Mr Heath is being held on bail and maintains his innocence.
Inmate Joseph J. Williams, 31, who is serving a three-year prison sentence on a violation of probation conviction stemming from a drug offense, told a 12-member jury in Danbury Superior Court that Mr Heath, 70, had told him he expected that he would be found “not guilty” at trial on his murder charge.
Mr Williams was one of the witnesses who testified on the fourth day of the trial at the White Street courthouse.
Mr Heath’s defense lawyer aggressively challenged Mr Williams’ claims.
Newtown police arrested Mr Heath of Bridgewater on a murder charge in April 2012 in connection with the April 1984 death of his wife Elizabeth, who was then 32.
Police allege that Mr Heath beat his wife to death and then stuffed her remains into a dry well located beneath the floor of a barn at 89 Poverty Hollow Road.
Mr Heath reported Ms Heath as missing to Newtown police several days after her April 1, 1984, disappearance. Mr Heath had filed for divorce against his wife about two months earlier.
In court on October 3, Mr Williams said that he and Mr Heath had come into contact with one another during recreation periods at the prison, during which time Mr Heath confessed to having killed his wife.
Mr Williams said that Mr Heath told him that Ms Heath’s remains were found by the property’s current owners in the dry well in 2010.
Mr Williams said Mr Heath also told another prison inmate that he had killed his wife. That inmate also is expected to testify in court.
Mr Williams said he called a “tip line” to alert officials of Mr Heath’s admission.
In testimony to Supervising Assistant State’s Attorney Warren Murray, who is the prosecutor, Mr Williams said he had never heard of the murder case before learning about it from Mr Heath.
Mr Williams said he has pleaded guilty to criminal offenses and is doing his prison time with the intent of having a better life when he leaves prison. He added that he is not gaining anything from his court testimony, but is testifying because it is “the right thing to do.”
As he spoke in the witness chair handcuffed and shackled with leg irons, a correction officer stood nearby watching Mr Williams.
Attorney Francis O’Reilly, who is Mr Heath’s special public defender, pointedly told Mr Williams that he is a “bad guy” who is willing to do what it takes to get what he wants.

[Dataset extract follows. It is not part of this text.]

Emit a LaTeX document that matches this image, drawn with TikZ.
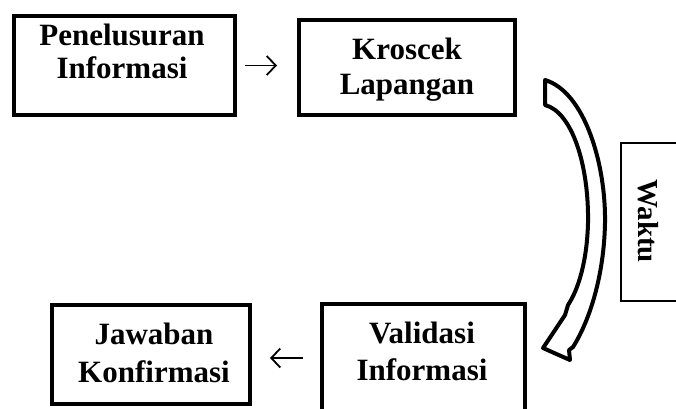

Mr O’Reilly said that Mr Williams testified against Mr Heath in hoping to get an early release from prison through the state’s “sentence modification” program, which may reduce sentences for inmates who have done good deeds in the eyes of the program.

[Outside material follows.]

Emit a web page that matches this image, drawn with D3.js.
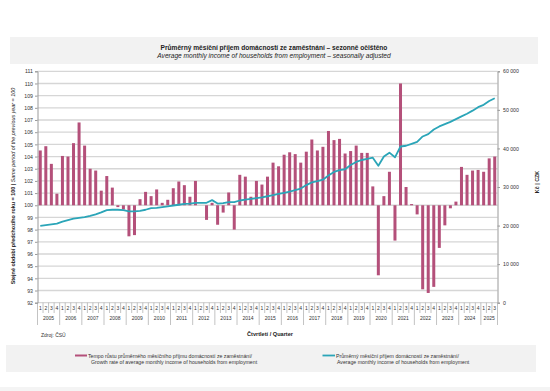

Mr Williams said he has no such motive.
Inmates in prison have means of learning the specifics of a particular criminal case, such as Mr Heath’s, through reading newspapers, making telephone calls to family members, and having people outside of prison do research for them on the Internet, Mr O’Reilly said.
Mr O’Reilly again told Mr Williams that he is a convicted felon who is simply going to seek a reduced prison sentence in return for his testimony against Mr Heath.